# STATED EXERCISE
The data below holds the lines to copy: everything from the line containing "Reproduce this chart with Bokeh." to the line containing "from bokeh.resources import INLINE", both ends included, set down exactly.

# PROVIDED DATA
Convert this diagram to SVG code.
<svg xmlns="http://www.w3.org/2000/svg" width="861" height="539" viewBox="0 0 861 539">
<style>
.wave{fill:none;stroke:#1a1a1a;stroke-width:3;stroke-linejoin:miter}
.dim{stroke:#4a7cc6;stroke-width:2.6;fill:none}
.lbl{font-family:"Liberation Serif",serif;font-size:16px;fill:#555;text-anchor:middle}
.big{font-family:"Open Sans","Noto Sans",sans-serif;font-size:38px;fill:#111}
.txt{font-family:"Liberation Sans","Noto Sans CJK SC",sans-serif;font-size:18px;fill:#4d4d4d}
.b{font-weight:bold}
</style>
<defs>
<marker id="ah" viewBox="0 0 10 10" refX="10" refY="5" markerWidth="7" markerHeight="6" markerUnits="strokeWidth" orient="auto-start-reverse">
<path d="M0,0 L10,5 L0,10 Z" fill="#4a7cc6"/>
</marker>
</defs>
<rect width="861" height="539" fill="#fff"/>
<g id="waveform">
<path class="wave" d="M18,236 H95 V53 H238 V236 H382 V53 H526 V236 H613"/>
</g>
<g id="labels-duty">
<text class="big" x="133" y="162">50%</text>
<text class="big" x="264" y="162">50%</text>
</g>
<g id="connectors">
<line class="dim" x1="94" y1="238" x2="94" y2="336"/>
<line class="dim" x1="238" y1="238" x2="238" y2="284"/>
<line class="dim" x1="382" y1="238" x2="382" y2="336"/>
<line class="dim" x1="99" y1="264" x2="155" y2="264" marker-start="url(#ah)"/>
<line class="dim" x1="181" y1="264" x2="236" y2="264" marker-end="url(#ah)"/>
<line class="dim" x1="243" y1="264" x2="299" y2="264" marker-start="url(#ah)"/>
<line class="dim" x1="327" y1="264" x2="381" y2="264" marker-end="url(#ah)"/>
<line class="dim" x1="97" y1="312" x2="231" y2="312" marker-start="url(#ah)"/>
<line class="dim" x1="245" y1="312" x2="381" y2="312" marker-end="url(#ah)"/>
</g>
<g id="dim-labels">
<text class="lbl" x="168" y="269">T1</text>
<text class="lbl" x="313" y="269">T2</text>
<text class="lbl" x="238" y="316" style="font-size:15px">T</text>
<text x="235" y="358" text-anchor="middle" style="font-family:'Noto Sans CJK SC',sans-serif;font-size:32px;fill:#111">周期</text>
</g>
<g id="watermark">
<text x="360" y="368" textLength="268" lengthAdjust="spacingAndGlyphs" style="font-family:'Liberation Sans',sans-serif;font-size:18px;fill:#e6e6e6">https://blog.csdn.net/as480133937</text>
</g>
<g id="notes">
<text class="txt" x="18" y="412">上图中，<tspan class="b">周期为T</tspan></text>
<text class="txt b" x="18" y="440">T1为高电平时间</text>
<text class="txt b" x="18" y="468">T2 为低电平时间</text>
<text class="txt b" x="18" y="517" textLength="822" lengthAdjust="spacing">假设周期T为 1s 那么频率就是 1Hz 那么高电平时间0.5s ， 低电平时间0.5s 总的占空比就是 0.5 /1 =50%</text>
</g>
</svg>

==

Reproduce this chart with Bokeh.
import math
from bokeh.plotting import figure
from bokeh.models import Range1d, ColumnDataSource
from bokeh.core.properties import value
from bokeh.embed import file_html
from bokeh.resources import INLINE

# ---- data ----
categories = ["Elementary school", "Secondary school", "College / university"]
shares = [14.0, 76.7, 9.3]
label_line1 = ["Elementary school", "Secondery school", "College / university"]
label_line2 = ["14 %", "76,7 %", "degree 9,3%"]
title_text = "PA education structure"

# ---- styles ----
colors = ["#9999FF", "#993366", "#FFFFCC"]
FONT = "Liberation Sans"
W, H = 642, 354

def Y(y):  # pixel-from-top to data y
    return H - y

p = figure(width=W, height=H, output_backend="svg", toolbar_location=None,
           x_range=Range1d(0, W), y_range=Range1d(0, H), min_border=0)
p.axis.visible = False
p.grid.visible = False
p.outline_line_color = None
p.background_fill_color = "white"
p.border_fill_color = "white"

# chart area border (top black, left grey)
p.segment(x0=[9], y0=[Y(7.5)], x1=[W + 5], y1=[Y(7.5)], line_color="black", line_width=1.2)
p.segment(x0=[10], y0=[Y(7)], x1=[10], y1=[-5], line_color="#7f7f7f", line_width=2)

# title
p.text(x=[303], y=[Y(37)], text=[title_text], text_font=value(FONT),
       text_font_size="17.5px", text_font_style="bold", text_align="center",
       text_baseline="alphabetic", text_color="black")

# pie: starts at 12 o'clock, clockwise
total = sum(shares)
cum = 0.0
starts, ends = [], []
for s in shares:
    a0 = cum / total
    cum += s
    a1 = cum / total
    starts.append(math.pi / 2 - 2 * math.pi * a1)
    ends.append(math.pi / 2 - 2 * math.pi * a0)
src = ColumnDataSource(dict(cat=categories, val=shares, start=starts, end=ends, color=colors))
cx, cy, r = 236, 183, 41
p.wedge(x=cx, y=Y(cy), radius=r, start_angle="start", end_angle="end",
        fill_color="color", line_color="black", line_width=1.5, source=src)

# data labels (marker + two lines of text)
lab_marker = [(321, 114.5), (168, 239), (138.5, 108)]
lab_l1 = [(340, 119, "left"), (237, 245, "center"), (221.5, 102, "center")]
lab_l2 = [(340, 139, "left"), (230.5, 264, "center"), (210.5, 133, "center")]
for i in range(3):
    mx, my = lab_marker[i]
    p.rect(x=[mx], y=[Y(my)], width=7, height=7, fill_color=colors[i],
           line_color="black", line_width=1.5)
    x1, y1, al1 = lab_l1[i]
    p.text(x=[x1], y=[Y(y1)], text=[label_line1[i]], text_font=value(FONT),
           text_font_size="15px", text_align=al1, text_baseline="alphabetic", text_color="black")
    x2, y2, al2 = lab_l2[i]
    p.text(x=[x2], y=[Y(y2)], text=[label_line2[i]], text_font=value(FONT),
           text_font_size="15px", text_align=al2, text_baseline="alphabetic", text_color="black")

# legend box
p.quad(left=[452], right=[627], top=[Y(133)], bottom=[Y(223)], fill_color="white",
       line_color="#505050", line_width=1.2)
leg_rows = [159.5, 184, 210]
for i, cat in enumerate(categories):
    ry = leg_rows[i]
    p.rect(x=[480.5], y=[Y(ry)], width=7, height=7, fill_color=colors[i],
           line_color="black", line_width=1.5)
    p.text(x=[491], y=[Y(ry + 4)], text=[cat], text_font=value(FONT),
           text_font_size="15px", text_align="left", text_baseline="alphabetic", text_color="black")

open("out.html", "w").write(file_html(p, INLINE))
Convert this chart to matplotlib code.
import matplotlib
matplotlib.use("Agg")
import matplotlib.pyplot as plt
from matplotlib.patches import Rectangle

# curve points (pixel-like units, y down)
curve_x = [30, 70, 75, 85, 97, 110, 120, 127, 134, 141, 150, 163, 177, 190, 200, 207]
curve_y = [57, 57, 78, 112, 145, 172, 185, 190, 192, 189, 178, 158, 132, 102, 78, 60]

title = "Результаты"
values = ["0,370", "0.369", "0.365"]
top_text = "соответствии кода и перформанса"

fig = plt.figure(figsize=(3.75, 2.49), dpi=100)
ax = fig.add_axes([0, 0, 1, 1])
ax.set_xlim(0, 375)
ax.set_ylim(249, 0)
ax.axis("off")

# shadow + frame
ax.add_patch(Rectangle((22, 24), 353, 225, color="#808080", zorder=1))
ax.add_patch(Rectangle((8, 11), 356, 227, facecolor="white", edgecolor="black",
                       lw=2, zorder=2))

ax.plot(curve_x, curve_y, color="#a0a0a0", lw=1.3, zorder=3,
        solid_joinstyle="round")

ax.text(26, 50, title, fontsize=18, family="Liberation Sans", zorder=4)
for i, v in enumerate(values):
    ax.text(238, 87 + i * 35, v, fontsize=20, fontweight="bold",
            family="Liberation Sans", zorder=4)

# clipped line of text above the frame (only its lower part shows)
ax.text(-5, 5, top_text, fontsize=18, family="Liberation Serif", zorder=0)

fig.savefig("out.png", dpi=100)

* * *

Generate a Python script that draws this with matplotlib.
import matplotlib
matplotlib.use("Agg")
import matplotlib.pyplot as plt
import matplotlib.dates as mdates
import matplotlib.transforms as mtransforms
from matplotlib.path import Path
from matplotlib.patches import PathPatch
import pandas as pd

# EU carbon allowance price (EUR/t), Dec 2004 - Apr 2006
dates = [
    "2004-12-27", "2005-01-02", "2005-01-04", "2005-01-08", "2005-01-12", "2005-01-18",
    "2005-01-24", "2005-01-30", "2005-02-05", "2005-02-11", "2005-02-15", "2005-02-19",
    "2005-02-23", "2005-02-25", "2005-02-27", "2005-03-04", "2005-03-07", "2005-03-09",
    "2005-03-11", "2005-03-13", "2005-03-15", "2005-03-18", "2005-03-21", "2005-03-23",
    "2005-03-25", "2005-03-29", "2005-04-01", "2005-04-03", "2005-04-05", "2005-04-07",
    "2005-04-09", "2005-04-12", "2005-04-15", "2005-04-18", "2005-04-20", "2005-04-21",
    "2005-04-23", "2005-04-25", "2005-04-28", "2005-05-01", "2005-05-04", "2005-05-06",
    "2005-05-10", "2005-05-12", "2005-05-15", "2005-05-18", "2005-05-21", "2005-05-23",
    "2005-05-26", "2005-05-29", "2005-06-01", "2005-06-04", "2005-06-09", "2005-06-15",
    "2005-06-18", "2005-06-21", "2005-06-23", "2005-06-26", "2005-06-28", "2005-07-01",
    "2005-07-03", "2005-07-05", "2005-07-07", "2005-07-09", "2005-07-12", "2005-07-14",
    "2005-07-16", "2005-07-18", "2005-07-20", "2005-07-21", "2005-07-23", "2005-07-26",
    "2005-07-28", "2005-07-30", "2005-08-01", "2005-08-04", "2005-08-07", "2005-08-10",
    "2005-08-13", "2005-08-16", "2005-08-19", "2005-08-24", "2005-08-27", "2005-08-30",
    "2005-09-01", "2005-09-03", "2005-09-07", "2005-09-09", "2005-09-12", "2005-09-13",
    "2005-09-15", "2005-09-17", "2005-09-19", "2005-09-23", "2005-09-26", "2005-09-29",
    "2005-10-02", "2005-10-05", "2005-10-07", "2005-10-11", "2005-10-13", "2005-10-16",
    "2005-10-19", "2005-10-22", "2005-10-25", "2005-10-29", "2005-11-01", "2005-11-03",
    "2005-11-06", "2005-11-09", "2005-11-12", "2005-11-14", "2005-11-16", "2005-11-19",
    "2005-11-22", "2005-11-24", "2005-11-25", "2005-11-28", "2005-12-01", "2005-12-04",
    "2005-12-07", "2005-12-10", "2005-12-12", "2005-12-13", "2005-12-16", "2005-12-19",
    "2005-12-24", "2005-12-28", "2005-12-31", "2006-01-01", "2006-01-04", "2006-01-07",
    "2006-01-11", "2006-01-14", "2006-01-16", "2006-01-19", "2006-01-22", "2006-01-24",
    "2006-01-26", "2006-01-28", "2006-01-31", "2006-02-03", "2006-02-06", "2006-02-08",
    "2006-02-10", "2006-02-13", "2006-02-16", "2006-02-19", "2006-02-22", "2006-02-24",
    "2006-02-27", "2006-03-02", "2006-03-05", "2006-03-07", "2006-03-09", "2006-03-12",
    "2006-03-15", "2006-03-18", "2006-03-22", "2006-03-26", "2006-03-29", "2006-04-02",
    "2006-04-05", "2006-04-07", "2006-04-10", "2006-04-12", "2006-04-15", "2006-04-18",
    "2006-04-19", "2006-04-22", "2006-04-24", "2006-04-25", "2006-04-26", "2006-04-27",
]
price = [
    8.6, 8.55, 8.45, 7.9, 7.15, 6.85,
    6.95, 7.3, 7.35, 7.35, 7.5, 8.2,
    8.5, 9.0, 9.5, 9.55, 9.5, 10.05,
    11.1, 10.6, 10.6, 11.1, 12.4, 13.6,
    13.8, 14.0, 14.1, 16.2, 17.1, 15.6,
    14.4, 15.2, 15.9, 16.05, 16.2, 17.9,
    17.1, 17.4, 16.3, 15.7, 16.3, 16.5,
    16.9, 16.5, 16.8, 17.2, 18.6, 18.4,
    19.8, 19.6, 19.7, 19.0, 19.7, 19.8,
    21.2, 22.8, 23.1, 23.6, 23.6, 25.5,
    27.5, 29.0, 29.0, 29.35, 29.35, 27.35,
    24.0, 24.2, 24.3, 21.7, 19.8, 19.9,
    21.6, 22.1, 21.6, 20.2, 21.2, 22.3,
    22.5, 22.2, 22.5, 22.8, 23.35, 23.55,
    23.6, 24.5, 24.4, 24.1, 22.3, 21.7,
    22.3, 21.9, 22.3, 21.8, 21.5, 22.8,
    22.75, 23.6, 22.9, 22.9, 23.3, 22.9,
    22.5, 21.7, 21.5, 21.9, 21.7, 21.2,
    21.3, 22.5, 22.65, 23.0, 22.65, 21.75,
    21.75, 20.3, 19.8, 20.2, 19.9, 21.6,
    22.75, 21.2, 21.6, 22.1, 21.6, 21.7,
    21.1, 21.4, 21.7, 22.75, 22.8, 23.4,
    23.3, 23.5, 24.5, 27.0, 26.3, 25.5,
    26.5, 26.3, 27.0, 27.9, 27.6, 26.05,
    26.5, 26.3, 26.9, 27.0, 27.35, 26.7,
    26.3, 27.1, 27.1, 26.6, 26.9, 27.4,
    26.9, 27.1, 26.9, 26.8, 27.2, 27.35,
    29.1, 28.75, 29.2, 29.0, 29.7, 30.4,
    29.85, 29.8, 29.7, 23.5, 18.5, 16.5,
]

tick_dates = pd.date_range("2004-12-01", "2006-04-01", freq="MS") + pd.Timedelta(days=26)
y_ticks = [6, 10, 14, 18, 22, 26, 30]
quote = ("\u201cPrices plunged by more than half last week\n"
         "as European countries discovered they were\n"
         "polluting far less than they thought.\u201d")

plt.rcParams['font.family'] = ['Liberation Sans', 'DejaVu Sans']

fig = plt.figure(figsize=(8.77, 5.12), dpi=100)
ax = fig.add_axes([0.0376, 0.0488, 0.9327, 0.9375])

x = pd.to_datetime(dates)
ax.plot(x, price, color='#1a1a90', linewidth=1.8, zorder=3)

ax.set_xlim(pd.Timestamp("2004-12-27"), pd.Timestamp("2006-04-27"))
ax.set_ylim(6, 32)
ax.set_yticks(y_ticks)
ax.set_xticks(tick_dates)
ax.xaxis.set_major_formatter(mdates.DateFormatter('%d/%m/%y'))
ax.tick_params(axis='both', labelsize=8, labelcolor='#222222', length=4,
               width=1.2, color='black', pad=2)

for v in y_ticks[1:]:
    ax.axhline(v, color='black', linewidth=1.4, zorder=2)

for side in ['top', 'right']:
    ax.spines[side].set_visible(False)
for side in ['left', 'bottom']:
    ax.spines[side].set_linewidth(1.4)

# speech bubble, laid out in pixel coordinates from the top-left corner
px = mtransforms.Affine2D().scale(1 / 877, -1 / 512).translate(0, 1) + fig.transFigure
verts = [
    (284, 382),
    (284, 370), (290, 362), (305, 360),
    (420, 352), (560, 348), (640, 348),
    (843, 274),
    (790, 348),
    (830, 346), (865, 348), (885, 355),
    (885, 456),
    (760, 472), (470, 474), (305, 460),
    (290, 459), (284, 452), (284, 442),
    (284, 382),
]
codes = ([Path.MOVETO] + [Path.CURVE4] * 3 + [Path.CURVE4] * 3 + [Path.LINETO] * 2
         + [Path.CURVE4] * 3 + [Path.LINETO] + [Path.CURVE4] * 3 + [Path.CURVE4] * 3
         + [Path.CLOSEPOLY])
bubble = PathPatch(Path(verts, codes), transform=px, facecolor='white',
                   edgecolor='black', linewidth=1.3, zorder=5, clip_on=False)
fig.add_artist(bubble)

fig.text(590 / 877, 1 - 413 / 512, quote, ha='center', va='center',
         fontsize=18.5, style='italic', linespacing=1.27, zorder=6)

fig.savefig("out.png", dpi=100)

# PROBLEM SOLUTION
Reproduce this chart with Bokeh.
import math
from bokeh.plotting import figure
from bokeh.models import Range1d, ColumnDataSource
from bokeh.core.properties import value
from bokeh.embed import file_html
from bokeh.resources import INLINE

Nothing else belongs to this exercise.